** INSTRUCTIONS TO FOLLOW **
Retype every line from the start of the data down to and including the line with "0.8, 0.9, 1.0]". Skip the pictures.

◇ ◇ ◇ ◇ ◇ ◇ ◇

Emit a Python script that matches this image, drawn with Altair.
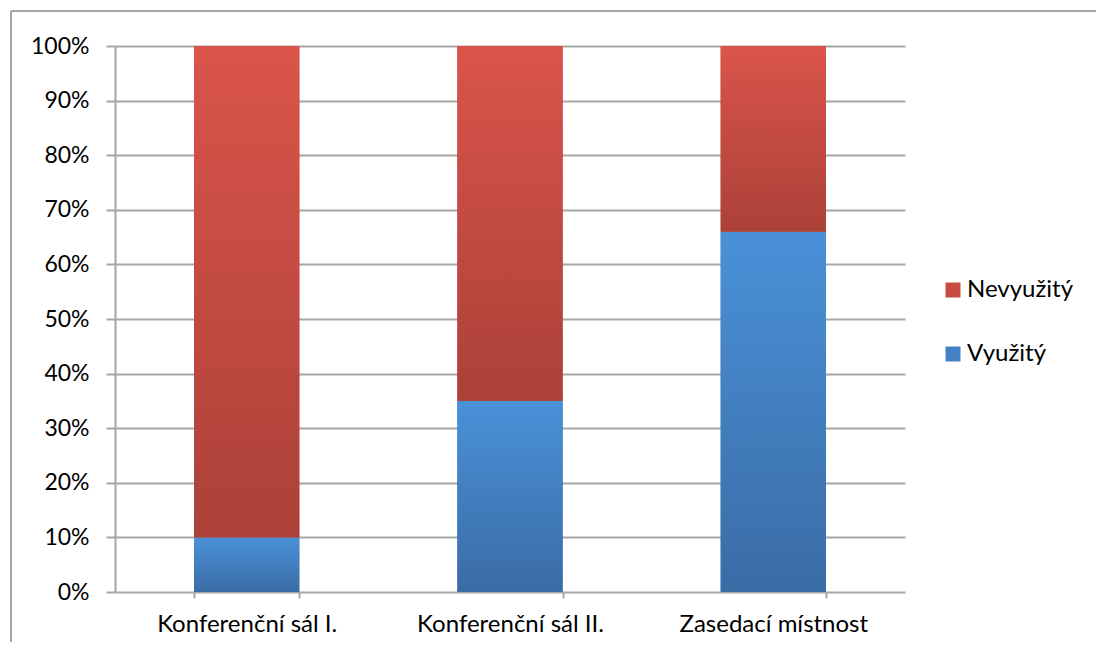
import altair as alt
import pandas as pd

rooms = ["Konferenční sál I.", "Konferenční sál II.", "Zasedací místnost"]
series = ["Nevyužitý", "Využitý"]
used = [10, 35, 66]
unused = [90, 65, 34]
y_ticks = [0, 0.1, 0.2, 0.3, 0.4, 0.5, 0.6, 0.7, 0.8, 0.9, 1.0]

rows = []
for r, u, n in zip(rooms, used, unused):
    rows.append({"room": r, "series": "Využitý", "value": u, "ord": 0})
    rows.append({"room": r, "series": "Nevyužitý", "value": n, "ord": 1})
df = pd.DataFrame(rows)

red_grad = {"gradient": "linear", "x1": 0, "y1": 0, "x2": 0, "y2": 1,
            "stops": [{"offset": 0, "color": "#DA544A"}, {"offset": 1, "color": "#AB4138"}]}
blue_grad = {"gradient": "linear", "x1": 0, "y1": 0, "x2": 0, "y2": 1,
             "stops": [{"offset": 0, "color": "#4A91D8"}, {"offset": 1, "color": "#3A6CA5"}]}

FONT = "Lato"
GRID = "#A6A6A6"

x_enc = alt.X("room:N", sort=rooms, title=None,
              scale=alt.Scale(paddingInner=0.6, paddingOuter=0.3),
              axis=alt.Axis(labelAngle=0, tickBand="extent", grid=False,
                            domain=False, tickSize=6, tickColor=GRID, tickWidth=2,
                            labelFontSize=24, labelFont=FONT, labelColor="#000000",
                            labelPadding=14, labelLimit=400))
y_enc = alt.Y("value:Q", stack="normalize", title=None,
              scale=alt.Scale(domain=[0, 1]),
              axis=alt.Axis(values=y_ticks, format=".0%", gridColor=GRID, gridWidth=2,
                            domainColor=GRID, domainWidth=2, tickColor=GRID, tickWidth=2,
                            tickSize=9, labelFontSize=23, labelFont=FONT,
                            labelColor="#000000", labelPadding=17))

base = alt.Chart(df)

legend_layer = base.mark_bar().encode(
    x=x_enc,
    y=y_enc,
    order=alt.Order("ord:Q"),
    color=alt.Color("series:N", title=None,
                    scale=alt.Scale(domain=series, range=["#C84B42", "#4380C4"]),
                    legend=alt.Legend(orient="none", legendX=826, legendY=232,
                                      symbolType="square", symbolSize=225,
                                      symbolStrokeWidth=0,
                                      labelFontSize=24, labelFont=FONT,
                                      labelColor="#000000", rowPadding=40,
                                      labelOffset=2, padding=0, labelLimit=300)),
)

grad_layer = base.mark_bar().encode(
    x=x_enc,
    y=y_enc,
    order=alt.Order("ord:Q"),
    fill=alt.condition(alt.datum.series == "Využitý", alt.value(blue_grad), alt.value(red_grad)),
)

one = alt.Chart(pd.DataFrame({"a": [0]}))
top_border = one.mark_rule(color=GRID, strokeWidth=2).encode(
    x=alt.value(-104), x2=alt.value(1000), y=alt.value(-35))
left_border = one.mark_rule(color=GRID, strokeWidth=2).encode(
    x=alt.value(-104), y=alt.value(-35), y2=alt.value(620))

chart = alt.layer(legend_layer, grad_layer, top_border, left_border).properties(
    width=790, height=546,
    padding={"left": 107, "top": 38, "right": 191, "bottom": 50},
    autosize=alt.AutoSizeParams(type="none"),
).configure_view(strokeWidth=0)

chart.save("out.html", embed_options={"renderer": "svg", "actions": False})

◇ ◇ ◇ ◇ ◇ ◇ ◇

** EXERCISE SOLUTION **
Emit a Python script that matches this image, drawn with Altair.
import altair as alt
import pandas as pd

rooms = ["Konferenční sál I.", "Konferenční sál II.", "Zasedací místnost"]
series = ["Nevyužitý", "Využitý"]
used = [10, 35, 66]
unused = [90, 65, 34]
y_ticks = [0, 0.1, 0.2, 0.3, 0.4, 0.5, 0.6, 0.7, 0.8, 0.9, 1.0]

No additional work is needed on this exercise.